• **STATED EXERCISE**:
Copy all entries without alteration and skip the pictures they hold.

====================

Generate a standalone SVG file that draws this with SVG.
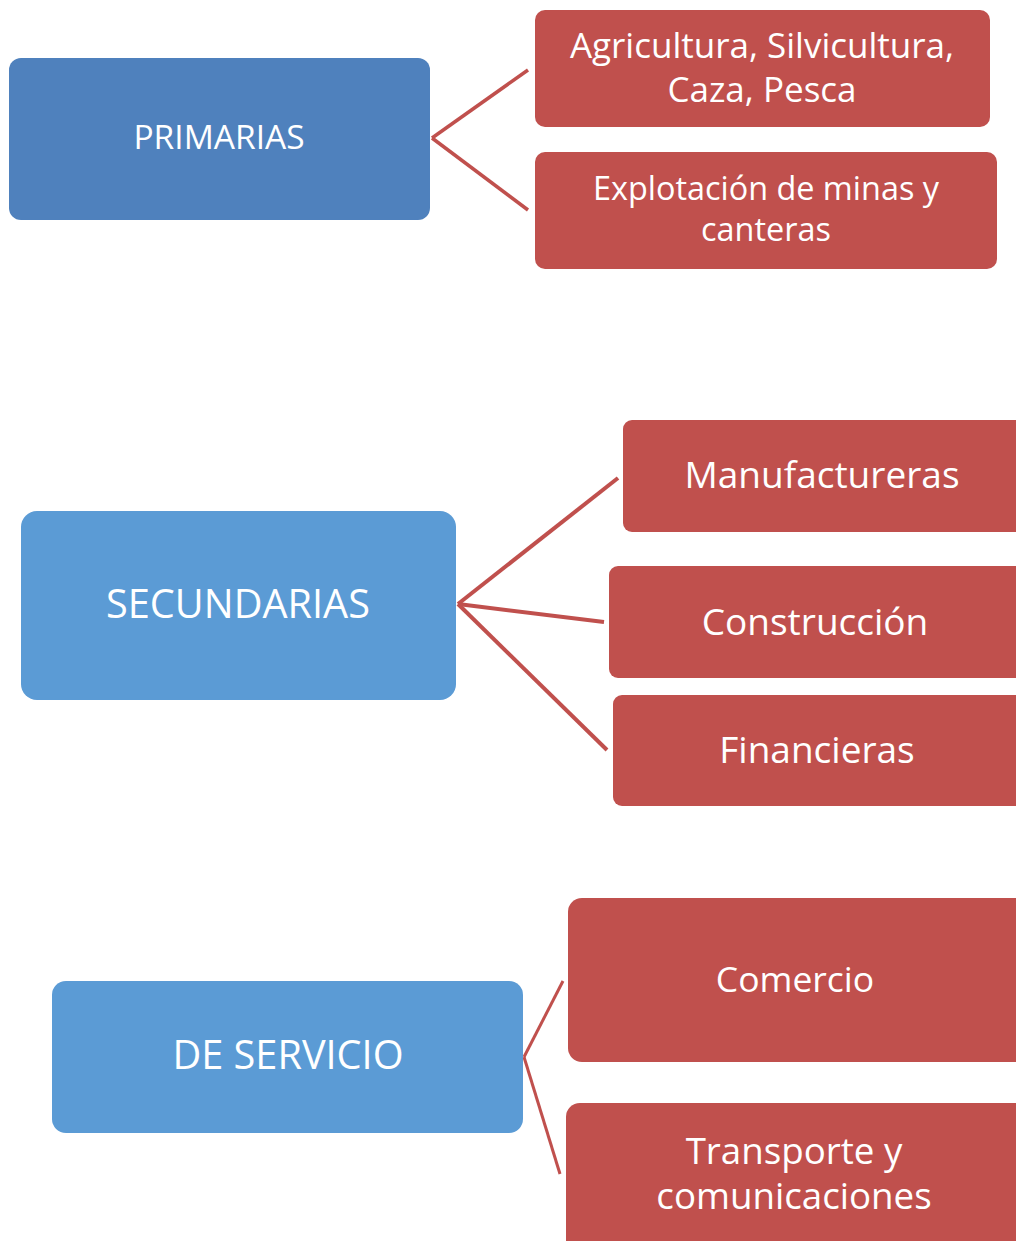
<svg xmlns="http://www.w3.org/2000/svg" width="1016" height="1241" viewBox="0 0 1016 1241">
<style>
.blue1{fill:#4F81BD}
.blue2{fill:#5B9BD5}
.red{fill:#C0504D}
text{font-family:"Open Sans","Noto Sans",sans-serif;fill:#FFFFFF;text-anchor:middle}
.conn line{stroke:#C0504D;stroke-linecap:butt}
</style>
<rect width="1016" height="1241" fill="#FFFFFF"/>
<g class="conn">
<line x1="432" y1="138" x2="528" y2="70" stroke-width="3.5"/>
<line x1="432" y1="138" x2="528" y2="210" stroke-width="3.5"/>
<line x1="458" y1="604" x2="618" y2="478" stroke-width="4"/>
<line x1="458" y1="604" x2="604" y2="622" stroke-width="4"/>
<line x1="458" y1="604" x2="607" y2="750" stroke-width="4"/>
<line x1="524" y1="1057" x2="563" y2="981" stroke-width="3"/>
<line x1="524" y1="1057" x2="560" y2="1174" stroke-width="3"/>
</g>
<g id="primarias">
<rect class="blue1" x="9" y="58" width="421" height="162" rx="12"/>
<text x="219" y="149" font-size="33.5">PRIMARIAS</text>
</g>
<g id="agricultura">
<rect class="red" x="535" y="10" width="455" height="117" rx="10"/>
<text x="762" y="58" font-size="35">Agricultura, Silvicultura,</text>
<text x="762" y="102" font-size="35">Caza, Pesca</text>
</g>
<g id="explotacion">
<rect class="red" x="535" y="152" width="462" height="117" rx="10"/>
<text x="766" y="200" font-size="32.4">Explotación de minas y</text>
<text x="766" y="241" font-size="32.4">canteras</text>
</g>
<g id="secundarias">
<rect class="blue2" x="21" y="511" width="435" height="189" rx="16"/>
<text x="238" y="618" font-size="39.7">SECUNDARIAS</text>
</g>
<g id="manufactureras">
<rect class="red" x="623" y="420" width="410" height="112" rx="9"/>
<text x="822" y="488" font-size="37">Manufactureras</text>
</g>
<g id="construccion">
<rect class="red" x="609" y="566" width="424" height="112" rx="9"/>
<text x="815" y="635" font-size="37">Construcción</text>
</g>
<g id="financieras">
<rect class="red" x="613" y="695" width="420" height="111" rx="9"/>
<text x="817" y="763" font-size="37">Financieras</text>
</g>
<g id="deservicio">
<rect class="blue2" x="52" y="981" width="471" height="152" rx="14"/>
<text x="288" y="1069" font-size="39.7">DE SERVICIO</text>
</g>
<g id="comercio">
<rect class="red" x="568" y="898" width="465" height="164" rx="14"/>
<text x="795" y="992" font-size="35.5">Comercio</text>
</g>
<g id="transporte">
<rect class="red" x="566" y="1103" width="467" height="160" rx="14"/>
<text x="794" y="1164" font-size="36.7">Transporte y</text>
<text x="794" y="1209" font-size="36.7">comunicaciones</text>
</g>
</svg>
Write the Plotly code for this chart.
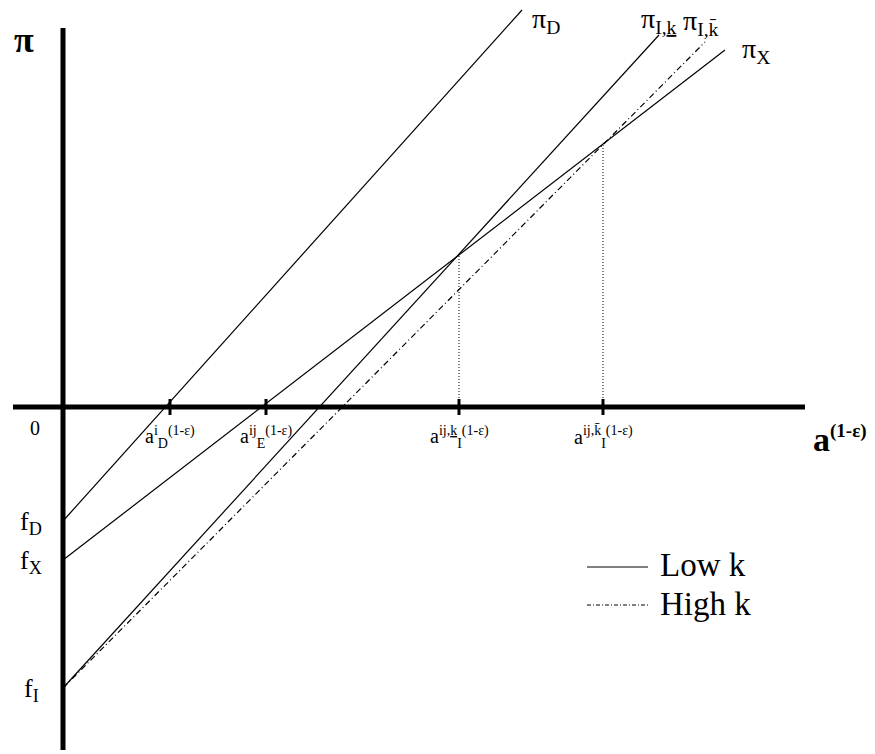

====================

• **WRITTEN SOLUTION**:
Generate a standalone SVG file that draws this with SVG.
<svg xmlns="http://www.w3.org/2000/svg" width="1016" height="1241" viewBox="0 0 1016 1241">
<style>
.blue1{fill:#4F81BD}
.blue2{fill:#5B9BD5}
.red{fill:#C0504D}
text{font-family:"Open Sans","Noto Sans",sans-serif;fill:#FFFFFF;text-anchor:middle}
.conn line{stroke:#C0504D;stroke-linecap:butt}
</style>
<rect width="1016" height="1241" fill="#FFFFFF"/>
<g class="conn">
<line x1="432" y1="138" x2="528" y2="70" stroke-width="3.5"/>
<line x1="432" y1="138" x2="528" y2="210" stroke-width="3.5"/>
<line x1="458" y1="604" x2="618" y2="478" stroke-width="4"/>
<line x1="458" y1="604" x2="604" y2="622" stroke-width="4"/>
<line x1="458" y1="604" x2="607" y2="750" stroke-width="4"/>
<line x1="524" y1="1057" x2="563" y2="981" stroke-width="3"/>
<line x1="524" y1="1057" x2="560" y2="1174" stroke-width="3"/>
</g>
<g id="primarias">
<rect class="blue1" x="9" y="58" width="421" height="162" rx="12"/>
<text x="219" y="149" font-size="33.5">PRIMARIAS</text>
</g>
<g id="agricultura">
<rect class="red" x="535" y="10" width="455" height="117" rx="10"/>
<text x="762" y="58" font-size="35">Agricultura, Silvicultura,</text>
<text x="762" y="102" font-size="35">Caza, Pesca</text>
</g>
<g id="explotacion">
<rect class="red" x="535" y="152" width="462" height="117" rx="10"/>
<text x="766" y="200" font-size="32.4">Explotación de minas y</text>
<text x="766" y="241" font-size="32.4">canteras</text>
</g>
<g id="secundarias">
<rect class="blue2" x="21" y="511" width="435" height="189" rx="16"/>
<text x="238" y="618" font-size="39.7">SECUNDARIAS</text>
</g>
<g id="manufactureras">
<rect class="red" x="623" y="420" width="410" height="112" rx="9"/>
<text x="822" y="488" font-size="37">Manufactureras</text>
</g>
<g id="construccion">
<rect class="red" x="609" y="566" width="424" height="112" rx="9"/>
<text x="815" y="635" font-size="37">Construcción</text>
</g>
<g id="financieras">
<rect class="red" x="613" y="695" width="420" height="111" rx="9"/>
<text x="817" y="763" font-size="37">Financieras</text>
</g>
<g id="deservicio">
<rect class="blue2" x="52" y="981" width="471" height="152" rx="14"/>
<text x="288" y="1069" font-size="39.7">DE SERVICIO</text>
</g>
<g id="comercio">
<rect class="red" x="568" y="898" width="465" height="164" rx="14"/>
<text x="795" y="992" font-size="35.5">Comercio</text>
</g>
<g id="transporte">
<rect class="red" x="566" y="1103" width="467" height="160" rx="14"/>
<text x="794" y="1164" font-size="36.7">Transporte y</text>
<text x="794" y="1209" font-size="36.7">comunicaciones</text>
</g>
</svg>
Write the Plotly code for this chart.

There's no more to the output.